Background: Cerebral autoregulation is a robust regulatory mechanism that stabilizes cerebral blood flow in response to reduced blood pressure, thereby preventing cerebral ischaemia. Scientists have long believed that cerebral autoregulation also stabilizes cerebral blood flow against increases in intracranial pressure, which is another component that determines cerebral perfusion pressure. However, this idea was inconsistent with the complex pathogenesis of normal pressure hydrocephalus, which includes components of chronic cerebral ischaemia due to mild increases in intracranial pressure.

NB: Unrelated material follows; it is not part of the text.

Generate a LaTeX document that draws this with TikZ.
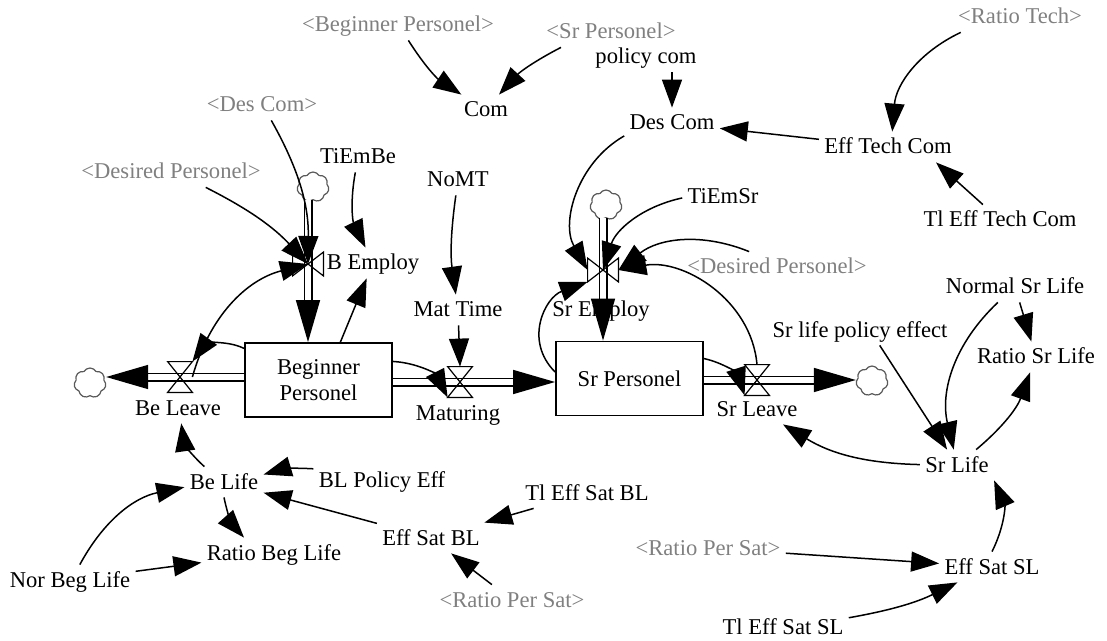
\documentclass[tikz,border=0pt]{standalone}
\usepackage{fontspec}
\setmainfont{Liberation Serif}
\usepackage{tikz}
\usetikzlibrary{arrows.meta,positioning,shapes.symbols}
\definecolor{ghostgray}{HTML}{808080}
\newcommand{\vfont}{\fontsize{11.3}{13}\selectfont}

\begin{document}
\begin{tikzpicture}[
  x=0.5pt, y=0.5pt,
  var/.style  ={font=\vfont, inner sep=2.5pt, text height=8.5pt, text depth=1.5pt},
  ghost/.style={var, text=ghostgray},
  stock/.style={draw, line width=0.9pt, minimum width=73.5pt, minimum height=37pt, align=center, font=\vfont},
  hvalve/.style={inner sep=0pt, minimum width=12pt, minimum height=15pt},
  vvalve/.style={inner sep=0pt, minimum width=15pt, minimum height=11.5pt},
  valveline/.style={line width=0.6pt},
  src/.style  ={cloud, cloud puffs=7, cloud puff arc=120, aspect=1.1, draw=black!65, line width=0.6pt, minimum width=16pt, minimum height=15pt, inner sep=0pt},
  arr/.style  ={-{Triangle[length=14pt, width=10pt]}, line width=0.75pt},
  pipe/.style ={double, double distance=3pt, line width=0.75pt, -{Triangle[length=21pt, width=12pt]}},
]
  \useasboundingbox (0,0) rectangle (1107,-641);

  % stocks
  \node[stock] (bp) at (318.5,-380)  {Beginner\\Personel};
  \node[stock] (sp) at (629.5,-378.5) {Sr Personel};

  % valves and clouds
  \node[hvalve] (vbl)  at (180,-377) {};
  \node[hvalve] (vmat) at (460,-382) {};
  \node[hvalve] (vsl)  at (757,-380) {};
  \node[vvalve] (vbe)  at (308,-264) {};
  \node[vvalve] (vse)  at (603,-270) {};
  \node[src] (cbl) at (90,-383)  {};
  \node[src] (csl) at (872,-381) {};
  \node[src] (cbe) at (313,-187) {};
  \node[src] (cse) at (606,-205) {};

  % flow names
  \node[var] (lbl)  at (178,-408) {Be Leave};
  \node[var] (lmat) at (458,-413) {Maturing};
  \node[var] (lsl)  at (757,-409) {Sr Leave};
  \node[var] (lbe)  at (373,-263) {B Employ};
  \node[var] (lse)  at (601,-310) {Sr Employ};

  % variables
  \node[var] (com)    at (486,-110)  {Com};
  \node[var] (pcom)   at (646,-57)   {policy com};
  \node[var] (dcom)   at (672,-123)  {Des Com};
  \node[var] (etc)    at (888,-147)  {Eff Tech Com};
  \node[var] (tletc)  at (1000,-220) {Tl Eff Tech Com};
  \node[var] (tiembe) at (358,-157)  {TiEmBe};
  \node[var] (nomt)   at (458,-180)  {NoMT};
  \node[var] (tiemsr) at (723,-197)  {TiEmSr};
  \node[var] (mtime)  at (458,-310)  {Mat Time};
  \node[var] (nsl)    at (1015,-287) {Normal Sr Life};
  \node[var] (slpe)   at (860,-330)  {Sr life policy effect};
  \node[var] (rsl)    at (1036,-357) {Ratio Sr Life};
  \node[var] (srlife) at (957,-465)  {Sr Life};
  \node[var] (essl)   at (992,-567)  {Eff Sat SL};
  \node[var] (tlessl) at (783,-627)  {Tl Eff Sat SL};
  \node[var] (belife) at (224,-482)  {Be Life};
  \node[var] (blpe)   at (382,-480)  {BL Policy Eff};
  \node[var] (esbl)   at (431,-538)  {Eff Sat BL};
  \node[var] (tlesbl) at (587,-493)  {Tl Eff Sat BL};
  \node[var] (rbl)    at (274,-553)  {Ratio Beg Life};
  \node[var] (nbl)    at (70,-580)   {Nor Beg Life};

  % shadow variables
  \node[ghost] (gbp)   at (398,-25)  {<Beginner Personel>};
  \node[ghost] (gsp)   at (611,-32)  {<Sr Personel>};
  \node[ghost] (grt)   at (1020,-17) {<Ratio Tech>};
  \node[ghost] (gdc)   at (262,-105) {<Des Com>};
  \node[ghost] (gdp1)  at (171,-172) {<Desired Personel>};
  \node[ghost] (gdp2)  at (777,-267) {<Desired Personel>};
  \node[ghost] (grps1) at (708,-548) {<Ratio Per Sat>};
  \node[ghost] (grps2) at (512,-600) {<Ratio Per Sat>};

  % pipes
  \draw[pipe] (bp.west |- vbl) -- (cbl.east |- vbl);
  \draw[pipe] (bp.east |- vmat) -- (sp.west |- vmat);
  \draw[pipe] (sp.east |- vsl) -- (csl.west |- vsl);
  \draw[pipe] (cbe.south -| vbe) -- (vbe |- bp.north);
  \draw[pipe] (cse.south -| vse) -- (vse |- sp.north);
  \foreach \v in {vbl,vmat,vsl}
    \draw[valveline] (\v.north west) -- (\v.north east) -- (\v.south west) -- (\v.south east) -- cycle;
  \foreach \v in {vbe,vse}
    \draw[valveline] (\v.north west) -- (\v.south west) -- (\v.north east) -- (\v.south east) -- cycle;

  % links, top
  \draw[arr] (gbp) to[bend right=12] (com);
  \draw[arr] ([xshift=-25pt]gsp.south) to[bend right=10] (com);
  \draw[arr] (pcom.south -| dcom) -- (dcom);
  \draw[arr] (grt) to[bend right=30] (etc);
  \draw[arr] (etc) -- (dcom);
  \draw[arr] (tletc) -- ([xshift=24pt]etc.south);

  % links, beginner side
  \draw[arr] (gdc) to[bend left=15] (vbe.center);
  \draw[arr] (gdp1) to[bend left=10] (vbe.center);
  \draw[arr] (tiembe) to[bend right=18] (lbe);
  \draw[arr] (bp.60) -- (lbe);
  \draw[arr] (vbl.east) to[bend left=30] (vbe.center);
  \draw[arr] (bp.157) to[bend right=40] (vbl.north east);
  \draw[arr] (bp.14) to[bend left=30] (vmat.south west);
  \draw[arr] (nomt) to[bend right=8] (mtime);
  \draw[arr] (mtime) -- (vmat.north);

  % links, senior side
  \draw[arr] (dcom) to[bend right=45] (vse.west);
  \draw[arr] (tiemsr) to[bend right=30] (vse.center);
  \draw[arr] (gdp2) to[bend right=30] (vse.east);
  \draw[arr] (vsl.north) to[out=95, in=10] (vse.east);
  \draw[arr] (sp.175) to[out=135, in=200, looseness=1.2] (vse.south west);
  \draw[arr] (sp.15) to[bend left=30] (vsl.south west);

  % links, senior life
  \draw[arr] (srlife) to[bend left=15] (lsl);
  \draw[arr] (nsl) to[bend right=30] (srlife);
  \draw[arr] (slpe.-38) -- (srlife);
  \draw[arr] (nsl) -- (rsl);
  \draw[arr] (srlife) to[bend right=15] (rsl);
  \draw[arr] (essl.north) to[bend right=25] (srlife.south east);
  \draw[arr] (grps1) -- (essl);
  \draw[arr] (tlessl) to[bend right=8] (essl);

  % links, beginner life
  \draw[arr] (belife) to[bend left=20] (lbl);
  \draw[arr] (blpe) to[bend right=10] (belife);
  \draw[arr] (esbl) -- (belife);
  \draw[arr] (belife.south) to[bend right=15] ([xshift=-15pt]rbl.north);
  \draw[arr] (nbl) to[bend left=25] (belife);
  \draw[arr] (nbl) -- (rbl);
  \draw[arr] (tlesbl) -- (esbl);
  \draw[arr] (grps2) -- (esbl);
\end{tikzpicture}
\end{document}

Methods: Twenty-one patients who underwent ventriculoperitoneal shunt surgery for normal pressure hydrocephalus were included in this study. To determine the pressure setting of the Codman-Hakim programmable valve, intracranial pressure was measured after shunt surgery by puncturing the Ommaya reservoir, which formed a closed circuit with the needle and the syringe. Then, intracranial pressure was continuously measured with intermittent infusion of cerebrospinal fluid from the same closed circuit. We also continuously measured oximetry data, such as regional cerebral oxygen saturation derived from near-infrared spectroscopy monitoring. These data were digitized, recorded, and used for calculating intracranial compliance and the relationship between cerebrospinal fluid volume loading and intracranial pressure.

Results: This study demonstrates that in patients with normal pressure hydrocephalus, cerebral venous vascular bed compression induces mild cerebral ischaemia when intracranial pressure is slightly higher than physiological venous pressure. Cerebral venous compression impairs cerebral blood flow by quadratically increasing circulatory resistance according to Poiseuille's law. Furthermore, chronic cerebral ischaemia occurred even at low or normal intracranial pressures when deep and subcortical white matter hyperintensities (DSWMHs) were severe.

Conclusion: The fact that cerebral blood flow impairment begins at very low intracranial pressures indicates that cerebral autoregulation to compensate for reduced venous blood flow is not functioning adequately in NPH. These processes provide a link between impaired cerebrospinal fluid circulation, cerebral autoregulation, and neurological dysfunction, which has been missing in patients with NPH involving small vessel arteriosclerosis. These findings may provide insight into similar conditions, such as normal-tension glaucoma and chronic kidney disease, in which a mild increase in local compartment pressure leads to chronic ischemia in organs protected by autoregulatory mechanisms.